Like an expert seamstress Kinsella wove the contrasting threads of tradition and innovation to conjure a striking sonic tapestry, boldly original in concept, haunting in its stark beauty.


Galway is a compact city and all twenty-one venues hosting gigs at GJF19 were within easy walking distance. It was a mere hop and a skip from An Taibhdhearc to Black Gate Cultural Centre, where Carole Nelson and Maria Walshe, aka Zrazy, beguiled the basement audience with a lesson in the art of the duo.

Honing their craft for over thirty years, pianist Nelson and singer/percussionist Walshe are the real deal. Award-winning and globe-trotting, they have earned the right after three decades to pick and choose their gigs. It was something of a privilege, therefore, to catch the duo in such an intimate venue.

Sparkling technical chops and pronounced empathy besides, Zrazy also boasts first-rate songs. The epic, blues-inflected "U Can" could have come from the pen of Jimmy Webb, while the duo was equally at home delving into sunny funk, deft balladry and radio-friendly pop tunes. GJF Artistic Director Ellen Cranitch brought her flute to the party on a couple of numbers, her jazz and funk improvisations on "Rain" and "Hot Sun" juicing things up. Not that the star duo lacked spark. On the contrary, Nelson's spicy rhythms and melodious soloing were a constant joy, while Walshe's grooving percussive rhythms would make way for sassy flute and harmonica improvisations.

Introducing the slow-grooving blues-funk set-closer "Down With Jazz," Walshe read an extract from a 1934 letter penned by The Gaelic League and addressed to the Irish government. It denounced jazz as being "against Christianity, learning and the spirit of nationality." It urged clean-living Irish "to boycott foreign dances." The memory of the Catholic Church's anti-jazz movement of the 1930s lives on in a sense, as it has now inspired a jazz festival and a song of the same name.

As long as there are musicians and songwriters as cool and provocative as Nelson and Walshe then music will always trump the Church and State party-poopers, the ultra-nationalists and xenophobes.

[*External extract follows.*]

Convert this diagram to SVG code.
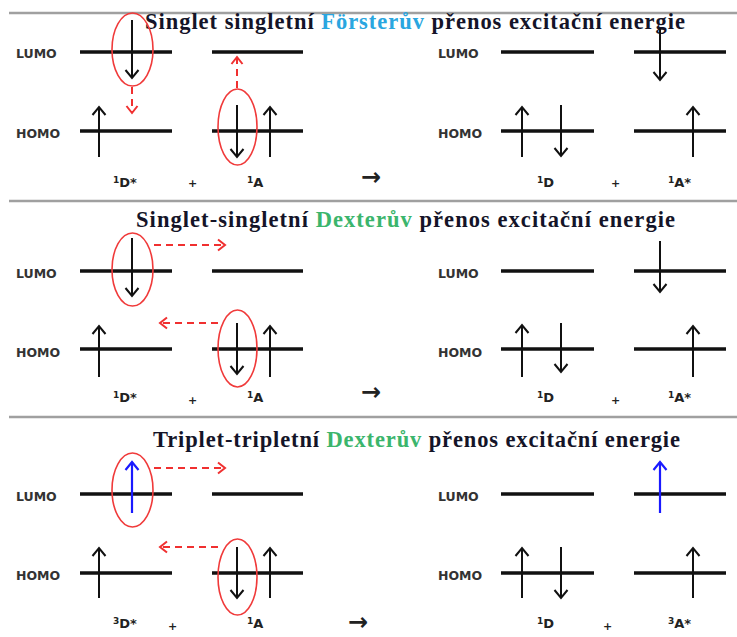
<svg xmlns="http://www.w3.org/2000/svg" width="737" height="637" viewBox="0 0 737 637">
<style>
.sep{stroke:#a0a0a0;stroke-width:2.5}
.lvl{stroke:#111;stroke-width:3.5}
.e{stroke:#111;stroke-width:2;fill:none}
.eb{stroke:#1a1aff;stroke-width:2.2;fill:none}
.rd{stroke:#f03030;stroke-width:2;fill:none;stroke-dasharray:7 5}
.ell{stroke:#f03a3a;stroke-width:1.6;fill:none}
.mo{font-family:"DejaVu Sans","Liberation Sans",sans-serif;font-weight:bold;font-size:12.5px;fill:#333}
.lb{font-family:"DejaVu Sans","Liberation Sans",sans-serif;font-weight:bold;font-size:13px;fill:#222}
.sp{font-size:9px}
.pl{font-family:"DejaVu Sans",sans-serif;font-weight:bold;font-size:11px;fill:#222}
.ar{font-family:"DejaVu Sans",sans-serif;font-weight:bold;font-size:24px;fill:#222}
.tt{font-family:"Liberation Serif","Times New Roman",serif;font-weight:bold;font-size:22.5px;fill:#141428}
.fo{fill:#2aa6e0}
.dx{fill:#3bb56c}
</style>
<defs>
<marker id="hk" viewBox="0 0 16 16" refX="9" refY="8" markerWidth="16" markerHeight="16" orient="auto" markerUnits="userSpaceOnUse"><path d="M1,1.5 L9,8 L1,14.5" fill="none" stroke="#111" stroke-width="2"/></marker>
<marker id="hr" viewBox="0 0 16 16" refX="9" refY="8" markerWidth="16" markerHeight="16" orient="auto" markerUnits="userSpaceOnUse"><path d="M2,2.5 L9,8 L2,13.5" fill="none" stroke="#f03030" stroke-width="2"/></marker>
<marker id="hb" viewBox="0 0 16 16" refX="9" refY="8" markerWidth="16" markerHeight="16" orient="auto" markerUnits="userSpaceOnUse"><path d="M1,1.5 L9,8 L1,14.5" fill="none" stroke="#1a1aff" stroke-width="2.2"/></marker>
</defs>

<g id="separators">
<line class="sep" x1="9" y1="13" x2="737" y2="13"/>
<line class="sep" x1="9" y1="201" x2="737" y2="201"/>
<line class="sep" x1="9" y1="417" x2="737" y2="417"/>
</g>

<g id="panel1">
<text class="tt" x="145" y="29" textLength="540" lengthAdjust="spacing">Singlet singletní <tspan class="fo">Försterův</tspan> přenos excitační energie</text>
<g id="p1-labels">
<text class="mo" x="16" y="57.5">LUMO</text>
<text class="mo" x="16" y="137.5">HOMO</text>
<text class="mo" x="438" y="57.5">LUMO</text>
<text class="mo" x="438" y="137.5">HOMO</text>
<text class="lb" x="113" y="187"><tspan class="sp" dy="-4">1</tspan><tspan dy="4">D*</tspan></text>
<text class="pl" x="188" y="187">+</text>
<text class="lb" x="247" y="187"><tspan class="sp" dy="-4">1</tspan><tspan dy="4">A</tspan></text>
<text class="ar" x="361" y="185">→</text>
<text class="lb" x="537" y="187"><tspan class="sp" dy="-4">1</tspan><tspan dy="4">D</tspan></text>
<text class="pl" x="611" y="187">+</text>
<text class="lb" x="668" y="187"><tspan class="sp" dy="-4">1</tspan><tspan dy="4">A*</tspan></text>
</g>
<g id="p1-D-star">
<line class="lvl" x1="80" y1="52" x2="172" y2="52"/>
<line class="lvl" x1="80" y1="131" x2="172" y2="131"/>
<line class="e" x1="132" y1="20" x2="132" y2="78" marker-end="url(#hk)"/>
<line class="e" x1="99" y1="157" x2="99" y2="107" marker-end="url(#hk)"/>
<ellipse class="ell" cx="132.5" cy="49.5" rx="20.5" ry="36.5"/>
</g>
<g id="p1-A">
<line class="lvl" x1="212" y1="52" x2="303" y2="52"/>
<line class="lvl" x1="212" y1="131" x2="303" y2="131"/>
<line class="e" x1="237" y1="105" x2="237" y2="157" marker-end="url(#hk)"/>
<line class="e" x1="270" y1="157" x2="270" y2="107" marker-end="url(#hk)"/>
<ellipse class="ell" cx="237.5" cy="127" rx="19.5" ry="38"/>
</g>
<g id="p1-D">
<line class="lvl" x1="501" y1="52" x2="594" y2="52"/>
<line class="lvl" x1="501" y1="131" x2="594" y2="131"/>
<line class="e" x1="522" y1="157" x2="522" y2="107" marker-end="url(#hk)"/>
<line class="e" x1="561" y1="105" x2="561" y2="156" marker-end="url(#hk)"/>
</g>
<g id="p1-A-star">
<line class="lvl" x1="634" y1="52" x2="726" y2="52"/>
<line class="lvl" x1="634" y1="131" x2="726" y2="131"/>
<line class="e" x1="660" y1="28" x2="660" y2="80" marker-end="url(#hk)"/>
<line class="e" x1="693" y1="157" x2="693" y2="107" marker-end="url(#hk)"/>
</g>
</g>

<g id="panel2">
<text class="tt" x="136" y="227" textLength="539" lengthAdjust="spacing">Singlet-singletní <tspan class="dx">Dexterův</tspan> přenos excitační energie</text>
<g id="p2-labels">
<text class="mo" x="16" y="277.5">LUMO</text>
<text class="mo" x="16" y="356.5">HOMO</text>
<text class="mo" x="438" y="277.5">LUMO</text>
<text class="mo" x="438" y="356.5">HOMO</text>
<text class="lb" x="113" y="402"><tspan class="sp" dy="-4">1</tspan><tspan dy="4">D*</tspan></text>
<text class="pl" x="188" y="404">+</text>
<text class="lb" x="247" y="402"><tspan class="sp" dy="-4">1</tspan><tspan dy="4">A</tspan></text>
<text class="ar" x="361" y="400">→</text>
<text class="lb" x="537" y="402"><tspan class="sp" dy="-4">1</tspan><tspan dy="4">D</tspan></text>
<text class="pl" x="611" y="404">+</text>
<text class="lb" x="668" y="402"><tspan class="sp" dy="-4">1</tspan><tspan dy="4">A*</tspan></text>
</g>
<g id="p2-D-star">
<line class="lvl" x1="80" y1="271" x2="172" y2="271"/>
<line class="lvl" x1="80" y1="349" x2="172" y2="349"/>
<line class="e" x1="132" y1="238" x2="132" y2="296" marker-end="url(#hk)"/>
<line class="e" x1="99" y1="377" x2="99" y2="326" marker-end="url(#hk)"/>
<ellipse class="ell" cx="132.5" cy="269.5" rx="20.5" ry="36.5"/>
</g>
<g id="p2-A">
<line class="lvl" x1="212" y1="271" x2="303" y2="271"/>
<line class="lvl" x1="212" y1="349" x2="303" y2="349"/>
<line class="e" x1="237" y1="323" x2="237" y2="374" marker-end="url(#hk)"/>
<line class="e" x1="270" y1="377" x2="270" y2="326" marker-end="url(#hk)"/>
<ellipse class="ell" cx="237.5" cy="348.5" rx="19.5" ry="38.5"/>
</g>
<g id="p2-D">
<line class="lvl" x1="501" y1="271" x2="594" y2="271"/>
<line class="lvl" x1="501" y1="349" x2="594" y2="349"/>
<line class="e" x1="522" y1="377" x2="522" y2="325" marker-end="url(#hk)"/>
<line class="e" x1="561" y1="323" x2="561" y2="372" marker-end="url(#hk)"/>
</g>
<g id="p2-A-star">
<line class="lvl" x1="634" y1="271" x2="726" y2="271"/>
<line class="lvl" x1="634" y1="349" x2="726" y2="349"/>
<line class="e" x1="660" y1="241" x2="660" y2="292" marker-end="url(#hk)"/>
<line class="e" x1="693" y1="377" x2="693" y2="326" marker-end="url(#hk)"/>
</g>
</g>

<g id="panel3">
<text class="tt" x="153" y="447" textLength="527" lengthAdjust="spacing">Triplet-tripletní <tspan class="dx">Dexterův</tspan> přenos excitační energie</text>
<g id="p3-labels">
<text class="mo" x="16" y="500.5">LUMO</text>
<text class="mo" x="16" y="579.5">HOMO</text>
<text class="mo" x="438" y="500.5">LUMO</text>
<text class="mo" x="438" y="579.5">HOMO</text>
<text class="lb" x="113" y="628"><tspan class="sp" dy="-4">3</tspan><tspan dy="4">D*</tspan></text>
<text class="pl" x="168" y="630">+</text>
<text class="lb" x="247" y="628"><tspan class="sp" dy="-4">1</tspan><tspan dy="4">A</tspan></text>
<text class="ar" x="348" y="630">→</text>
<text class="lb" x="537" y="628"><tspan class="sp" dy="-4">1</tspan><tspan dy="4">D</tspan></text>
<text class="pl" x="603" y="630">+</text>
<text class="lb" x="668" y="628"><tspan class="sp" dy="-4">3</tspan><tspan dy="4">A*</tspan></text>
</g>
<g id="p3-D-star">
<line class="lvl" x1="80" y1="494" x2="172" y2="494"/>
<line class="lvl" x1="80" y1="573" x2="172" y2="573"/>
<line class="eb" x1="132" y1="513" x2="132" y2="462" marker-end="url(#hb)"/>
<line class="e" x1="99" y1="598" x2="99" y2="548" marker-end="url(#hk)"/>
<ellipse class="ell" cx="132.5" cy="490" rx="20.5" ry="37"/>
</g>
<g id="p3-A">
<line class="lvl" x1="212" y1="494" x2="303" y2="494"/>
<line class="lvl" x1="212" y1="573" x2="303" y2="573"/>
<line class="e" x1="237" y1="547" x2="237" y2="598" marker-end="url(#hk)"/>
<line class="e" x1="270" y1="598" x2="270" y2="548" marker-end="url(#hk)"/>
<ellipse class="ell" cx="237.5" cy="577" rx="19.5" ry="38"/>
</g>
<g id="p3-D">
<line class="lvl" x1="501" y1="494" x2="594" y2="494"/>
<line class="lvl" x1="501" y1="573" x2="594" y2="573"/>
<line class="e" x1="522" y1="598" x2="522" y2="548" marker-end="url(#hk)"/>
<line class="e" x1="561" y1="547" x2="561" y2="598" marker-end="url(#hk)"/>
</g>
<g id="p3-A-star">
<line class="lvl" x1="634" y1="494" x2="726" y2="494"/>
<line class="lvl" x1="634" y1="573" x2="726" y2="573"/>
<line class="eb" x1="660" y1="513" x2="660" y2="462" marker-end="url(#hb)"/>
<line class="e" x1="693" y1="598" x2="693" y2="548" marker-end="url(#hk)"/>
</g>
</g>

<g id="connectors">
<line class="rd" x1="132" y1="87" x2="132" y2="113" marker-end="url(#hr)"/>
<line class="rd" x1="237" y1="88" x2="237" y2="57" marker-end="url(#hr)"/>
<line class="rd" x1="154" y1="245" x2="225" y2="245" marker-end="url(#hr)"/>
<line class="rd" x1="218" y1="323" x2="160" y2="323" marker-end="url(#hr)"/>
<line class="rd" x1="154" y1="468" x2="225" y2="468" marker-end="url(#hr)"/>
<line class="rd" x1="218" y1="547" x2="160" y2="547" marker-end="url(#hr)"/>
</g>
</svg>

As one audience member remarked during the standing ovation: "That was way more fun than mass."

Friday 4th

Una Monaghan and Pauline Scanlon

Una Monaghan has more strings to her bow than there are strings in her harp, working in a wide variety of settings whose common denominator is experimentation and the pushing of traditional boundaries.

Laptop drone underpinned ethereal melody in the simple though affecting opening number. From using technology as enhancement, Monagahan progressed to interacting with a computer programme in a sort of improvisational call and response. Signals from a motion sensor glove triggered sonic patterns from the computer, which in turn provoked improvisation from the harpist.

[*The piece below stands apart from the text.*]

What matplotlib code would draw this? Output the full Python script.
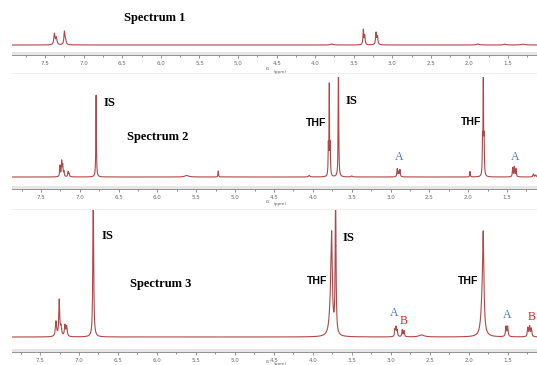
import numpy as np
import matplotlib
matplotlib.use("Agg")
import matplotlib.pyplot as plt

W, H = 537, 365

# ---------------- data (peak lists) ----------------
# Spectrum 1: positions (ppm), heights (px above baseline), half-widths (ppm)
s1_pos = [7.38, 7.355, 7.25, 7.235, 3.375, 3.357, 3.21, 3.192, 3.785, 1.89, 1.54, 1.30]
s1_hgt = [11.0, 7.0, 13.0, 4.0, 15.0, 9.0, 12.0, 8.0, 1.0, 1.0, 0.8, 0.8]
s1_wid = [0.009, 0.009, 0.008, 0.008, 0.006, 0.006, 0.007, 0.007, 0.02, 0.02, 0.02, 0.03]

# Spectrum 2
s2_pos = [7.255, 7.233, 7.22, 7.204, 7.15, 7.137, 6.79, 5.624, 5.217, 4.046,
          3.80, 3.788, 3.776, 3.67, 3.5, 2.913, 2.895, 2.878, 1.977,
          1.815, 1.805, 1.795, 1.427, 1.406, 1.384, 1.16, 1.13]
s2_hgt = [11.0, 15.0, 11.0, 5.0, 5.0, 3.0, 82.0, 1.5, 6.0, 1.5,
          30.0, 88.0, 30.0, 115.0, 1.0, 8.0, 5.0, 7.0, 5.5,
          35.0, 110.0, 35.0, 9.0, 10.0, 8.0, 3.0, 2.0]
s2_wid = [0.005, 0.005, 0.005, 0.005, 0.006, 0.006, 0.004, 0.03, 0.004, 0.01,
          0.004, 0.003, 0.004, 0.004, 0.01, 0.005, 0.005, 0.005, 0.004,
          0.004, 0.003, 0.004, 0.005, 0.005, 0.005, 0.007, 0.007]

# Spectrum 3
s3_pos = [7.295, 7.253, 7.23, 7.18, 7.158, 6.817,
          3.775, 3.76, 3.71, 2.949, 2.935, 2.92, 2.855, 2.832, 2.607,
          1.832, 1.817, 1.526, 1.504, 1.245, 1.222, 1.2]
s3_hgt = [15.0, 36.0, 9.0, 11.0, 10.0, 150.0,
          25.0, 88.0, 150.0, 7.0, 9.0, 6.0, 7.0, 6.0, 2.0,
          25.0, 90.0, 10.0, 10.0, 9.0, 10.0, 8.0]
s3_wid = [0.009, 0.007, 0.009, 0.008, 0.008, 0.006,
          0.02, 0.01, 0.006, 0.006, 0.006, 0.006, 0.006, 0.006, 0.04,
          0.02, 0.01, 0.007, 0.007, 0.007, 0.007, 0.007]

major_ticks = [7.5, 7.0, 6.5, 6.0, 5.5, 5.0, 4.5, 4.0, 3.5, 3.0, 2.5, 2.0, 1.5]
minor_ticks = [7.75, 7.25, 6.75, 6.25, 5.75, 5.25, 4.75, 4.25, 3.75, 3.25, 2.75, 2.25, 1.75, 1.25]
tick_labels = ["7.5", "7.0", "6.5", "6.0", "5.5", "5.0", "4.5", "4.0", "3.5", "3.0", "2.5", "2.0", "1.5"]

# ---------------- layout (pixels) ----------------
panels = [
    dict(top=4, base=45, line=55, xl=7.93, xr=1.124, pk=(s1_pos, s1_hgt, s1_wid)),
    dict(top=77, base=177, line=189, xl=7.873, xr=1.114, pk=(s2_pos, s2_hgt, s2_wid)),
    dict(top=210, base=337, line=352, xl=7.859, xr=1.128, pk=(s3_pos, s3_hgt, s3_wid)),
]
LEFT, RIGHT = 12, 537
LINE_COLOR = "#b04848"

fig = plt.figure(figsize=(W / 100, H / 100), dpi=100)
fig.patch.set_facecolor("white")


def fx(x):
    return x / W


def fy(y):
    return 1 - y / H


def lorentz(x, pos, hgt, wid):
    y = np.zeros_like(x)
    for p, h, w in zip(pos, hgt, wid):
        y += h * w * w / ((x - p) ** 2 + w * w)
    return y


for P in panels:
    ax = fig.add_axes([fx(LEFT), fy(P["line"]), fx(RIGHT - LEFT), (P["line"] - P["top"]) / H])
    ymin = -(P["line"] - P["base"])
    ymax = P["base"] - P["top"]
    x = np.linspace(P["xr"], P["xl"], 12000)
    pos, hgt, wid = P["pk"]
    ax.plot(x, lorentz(x, pos, hgt, wid), color=LINE_COLOR, lw=0.8)
    ax.set_xlim(P["xl"], P["xr"])
    ax.set_ylim(ymin, ymax)
    ax.axhspan(ymin, ymin + 3.5, color="#e6e6e6", lw=0, zorder=0)
    for s in ["top", "left", "right"]:
        ax.spines[s].set_visible(False)
    ax.spines["bottom"].set_color("#808080")
    ax.spines["bottom"].set_linewidth(0.6)
    ax.set_yticks([])
    ax.set_xticks(major_ticks)
    ax.set_xticklabels(tick_labels)
    ax.set_xticks(minor_ticks, minor=True)
    ax.tick_params(axis="x", which="both", direction="out", length=1.8, width=0.5,
                   colors="#666666", labelsize=4, pad=2.3)
    ax.tick_params(axis="x", which="minor", length=1.4)
    ax.patch.set_alpha(0)

# f1 (ppm) labels
for yy in [69, 202, 362]:
    fig.text(fx(268), fy(yy), "f1", fontsize=3.2, color="#666666", ha="center", va="center")
    fig.text(fx(280), fy(yy + 2.5), "(ppm)", fontsize=3.2, color="#666666", ha="center", va="center")

# faint separators
for yy in [73, 209]:
    fig.add_artist(plt.Line2D([fx(LEFT), fx(RIGHT)], [fy(yy), fy(yy)], color="#ececec", lw=0.6))

serif = ["Liberation Serif", "DejaVu Serif"]
sans = ["Liberation Sans", "DejaVu Sans"]


def t(x, y, s, fam, size, color="black", weight="bold"):
    fig.text(fx(x), fy(y), s, fontsize=size, family=fam, color=color, weight=weight,
             ha="center", va="center")


t(155, 18, "Spectrum 1", serif, 9)
t(158, 137, "Spectrum 2", serif, 9)
t(161, 284, "Spectrum 3", serif, 9)

t(109, 103, "IS", serif, 9)
t(351, 101, "IS", serif, 9)
t(107, 236, "IS", serif, 9)
t(348, 238, "IS", serif, 9)

t(316, 123, "THF", sans, 7.5)
t(471, 122, "THF", sans, 7.5)
t(317, 281, "THF", sans, 7.5)
t(468, 281, "THF", sans, 7.5)

BLUE, RED = "#4a78c8", "#e52525"
t(399, 157, "A", serif, 8.5, BLUE, "normal")
t(515, 157, "A", serif, 8.5, BLUE, "normal")
t(394, 313, "A", serif, 8.5, BLUE, "normal")
t(507, 315, "A", serif, 8.5, BLUE, "normal")
t(404, 321, "B", serif, 8.5, RED, "normal")
t(532, 317, "B", serif, 8.5, RED, "normal")

fig.savefig("out.png", dpi=100, facecolor="white")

Guest vocalist Pauline Scanlon, a traditional Irish singer, joined Monaghan on a three-part suite in response to the gender imbalance in Irish traditional folk music. Statistics, the recorded experiences of Irish female musicians, and the poetry of Maureen Boyle fused in a powerful—and shocking— fifteen-minute protest number that called out misogyny, sexism and the institutional discrimination against women in Irish traditional music circles.

Translating the 2017 statistics into musical notes, Monaghan demonstrated via a tune and the 'sharing' of notes, the much higher proportion of male artists (86%) compared to female artists (14%) represented on Irish trad festival stages. The tune representing women's participation was minimalist indeed. Major award winners in music categories and the leaders of sessions trails during the week, it came as no surprise, were nearly all men.

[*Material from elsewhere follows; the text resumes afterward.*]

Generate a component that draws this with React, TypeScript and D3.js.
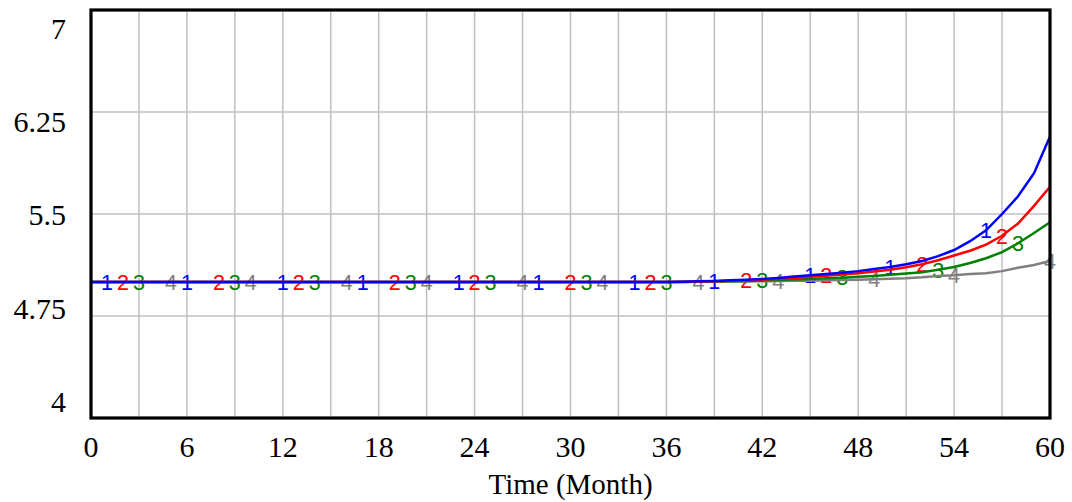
import React, { useEffect, useRef } from "react";
import * as d3 from "d3";

// months 0..60
const months = [
  0, 1, 2, 3, 4, 5, 6, 7, 8, 9, 10, 11, 12, 13, 14, 15, 16, 17, 18, 19, 20,
  21, 22, 23, 24, 25, 26, 27, 28, 29, 30, 31, 32, 33, 34, 35, 36, 37, 38, 39, 40,
  41, 42, 43, 44, 45, 46, 47, 48, 49, 50, 51, 52, 53, 54, 55, 56, 57, 58, 59, 60,
];

const series1 = [
  5, 5, 5, 5, 5, 5, 5, 5, 5, 5, 5, 5, 5, 5, 5, 5, 5, 5, 5, 5, 5,
  5, 5, 5, 5, 5, 5, 5, 5, 5, 5, 5, 5, 5, 5, 5, 5, 5.002, 5.005, 5.008, 5.012,
  5.016, 5.022, 5.03, 5.04, 5.05, 5.058, 5.068, 5.08, 5.095, 5.11,
  5.13, 5.155, 5.19, 5.235, 5.3, 5.38, 5.5, 5.63, 5.8, 6.07,
];
const series2 = [
  5, 5, 5, 5, 5, 5, 5, 5, 5, 5, 5, 5, 5, 5, 5, 5, 5, 5, 5, 5, 5,
  5, 5, 5, 5, 5, 5, 5, 5, 5, 5, 5, 5, 5, 5, 5, 5, 5.001, 5.003, 5.006, 5.009,
  5.012, 5.017, 5.023, 5.03, 5.038, 5.046, 5.055, 5.065, 5.077, 5.09,
  5.108, 5.13, 5.16, 5.195, 5.23, 5.275, 5.34, 5.43, 5.56, 5.7,
];
const series3 = [
  5, 5, 5, 5, 5, 5, 5, 5, 5, 5, 5, 5, 5, 5, 5, 5, 5, 5, 5, 5, 5,
  5, 5, 5, 5, 5, 5, 5, 5, 5, 5, 5, 5, 5, 5, 5, 5, 5, 5.002, 5.004, 5.006,
  5.008, 5.011, 5.014, 5.018, 5.022, 5.027, 5.032, 5.038, 5.045, 5.053,
  5.062, 5.072, 5.09, 5.11, 5.14, 5.175, 5.22, 5.285, 5.36, 5.44,
];
const series4 = [
  5, 5, 5, 5, 5, 5, 5, 5, 5, 5, 5, 5, 5, 5, 5, 5, 5, 5, 5, 5, 5,
  5, 5, 5, 5, 5, 5, 5, 5, 5, 5, 5, 5, 5, 5, 5, 5, 5, 5.001, 5.002, 5.003,
  5.004, 5.005, 5.007, 5.009, 5.01, 5.012, 5.014, 5.016, 5.02, 5.024,
  5.028, 5.035, 5.045, 5.05, 5.058, 5.065, 5.08, 5.105, 5.125, 5.155,
];

// months where the series number is written on the line
const markers1 = [1, 6, 12, 17, 23, 28, 34, 39, 45, 50, 56];
const markers2 = [2, 8, 13, 19, 24, 30, 35, 41, 46, 52, 57];
const markers3 = [3, 9, 14, 20, 25, 31, 36, 42, 47, 53, 58];
const markers4 = [5, 10, 16, 21, 27, 32, 38, 43, 49, 54, 60];

const xTicks = [0, 6, 12, 18, 24, 30, 36, 42, 48, 54, 60];
const yTicks = [4, 4.75, 5.5, 6.25, 7];
const xGrid = [3, 6, 9, 12, 15, 18, 21, 24, 27, 30, 33, 36, 39, 42, 45, 48, 51, 54, 57];
const yGrid = [4.75, 5.5, 6.25];

const App = () => {
  const svgRef = useRef(null);

  useEffect(() => {
    const svg = d3.select(svgRef.current);
    svg.selectAll("*").remove();

    const left = 91;
    const right = 1050;
    const top = 10;
    const bottom = 418;

    const x = d3.scaleLinear().domain([0, 60]).range([left, right]);
    const y = d3.scaleLinear().domain([4, 7]).range([bottom, top]);
    // vensim squeezes the y labels inside the frame
    const yLab = d3.scaleLinear().domain([4, 7]).range([401.5, 28]);

    const grid = svg.append("g").attr("stroke", "#c0c0c0").attr("stroke-width", 1.5);
    grid
      .selectAll(".vg")
      .data(xGrid)
      .join("line")
      .attr("x1", (d) => x(d))
      .attr("x2", (d) => x(d))
      .attr("y1", top)
      .attr("y2", bottom);
    grid
      .selectAll(".hg")
      .data(yGrid)
      .join("line")
      .attr("y1", (d) => y(d))
      .attr("y2", (d) => y(d))
      .attr("x1", left)
      .attr("x2", right);

    const all = [
      { vals: series1, marks: markers1, color: "#0000ff", label: "1" },
      { vals: series2, marks: markers2, color: "#ff0000", label: "2" },
      { vals: series3, marks: markers3, color: "#008000", label: "3" },
      { vals: series4, marks: markers4, color: "#808080", label: "4" },
    ];

    const lineGen = d3
      .line<number>()
      .x((d, i) => x(months[i]))
      .y((d) => y(d));

    // numbers first, lines drawn over them
    all.forEach((s) => {
      svg
        .append("g")
        .selectAll("text")
        .data(s.marks)
        .join("text")
        .attr("x", (m) => x(m))
        .attr("y", (m) => y(s.vals[months.indexOf(m)]))
        .attr("dy", "0.36em")
        .attr("text-anchor", "middle")
        .attr("font-family", "'Liberation Sans', Arial, sans-serif")
        .attr("font-size", 21.5)
        .attr("fill", s.color)
        .text(s.label);
    });

    all
      .slice()
      .reverse()
      .forEach((s) => {
        svg
          .append("path")
          .datum(s.vals)
          .attr("d", lineGen)
          .attr("fill", "none")
          .attr("stroke", s.color)
          .attr("stroke-width", 2.5);
      });

    // frame
    svg
      .append("rect")
      .attr("x", left)
      .attr("y", top)
      .attr("width", right - left)
      .attr("height", bottom - top)
      .attr("fill", "none")
      .attr("stroke", "#000")
      .attr("stroke-width", 3.2);

    const font = "'Liberation Serif', 'Times New Roman', serif";

    svg
      .append("g")
      .selectAll("text")
      .data(yTicks)
      .join("text")
      .attr("x", 66)
      .attr("y", (d) => yLab(d))
      .attr("dy", "0.35em")
      .attr("text-anchor", "end")
      .attr("font-family", font)
      .attr("font-size", 30)
      .text((d) => String(d));

    svg
      .append("g")
      .selectAll("text")
      .data(xTicks)
      .join("text")
      .attr("x", (d) => x(d))
      .attr("y", 457)
      .attr("text-anchor", "middle")
      .attr("font-family", font)
      .attr("font-size", 30)
      .text((d) => String(d));

    svg
      .append("text")
      .attr("x", (left + right) / 2)
      .attr("y", 494)
      .attr("text-anchor", "middle")
      .attr("font-family", font)
      .attr("font-size", 29)
      .text("Time (Month)");
  }, []);

  return (
    <svg
      ref={svgRef}
      width={1072}
      height={502}
      style={{ position: "absolute", left: 0, top: 0, background: "#fff" }}
    />
  );
};

export default App;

Scanlon sang Boyle's "Weathervane," with its echoes of the scandalous Magdalene Laundries, where single Irish mothers were robbed of their infants and subjected to forced labor. She then related first-hand accounts of women's experiences in the Irish trad scene, where patronizing and dismissive comments by male peers were the least of the outrages. The third part of the suite was a ghostly mix-tape of famous Irish songs melting into one another.

The final composition in a riveting set featured a sound collage of elderly folk chatting, spliced with Monaghan's harp. With computer and motion sensor glove once again acting in tandem, Monaghan brought together timeless oral tradition, centuries-old harp sonorities and twenty first century technology to conjure a genuinely moving soundscape.

The obstacles facing women in Irish traditional music as described by Monaghan and Scanlon would have sounded very familiar to women jazz musicians at any point in the past century, and to some degree, still today. The panorama has changed for the better in jazz, it has to be said, with more women leading bands, writing music, playing major stages, curating festivals and appearing on the covers of jazz magazines than ever before. There is still some distance to travel, however, before jazz can live up to its boast as a democratic music, one of freedom and equality.

Catch The Lemon

Even those who didn't know there was a jazz festival going on in Galway will hardly have been able to avoid it, with free jazz gigs enlivening packed pubs, coffee shops and restaurants at all hours of the day. One of Galway's most popular drinking venues, Blue Note—a pub with a live music space —was packed to the rafters early on Friday evening for Catch The Lemon. Keyboardist Jos Kelly, bassist Bruno Pierucci, drummer Brian Gosker and guitarist Alvaro Soto delivered a blistering set that proudly raised the flags of jazz funk and jazz rock.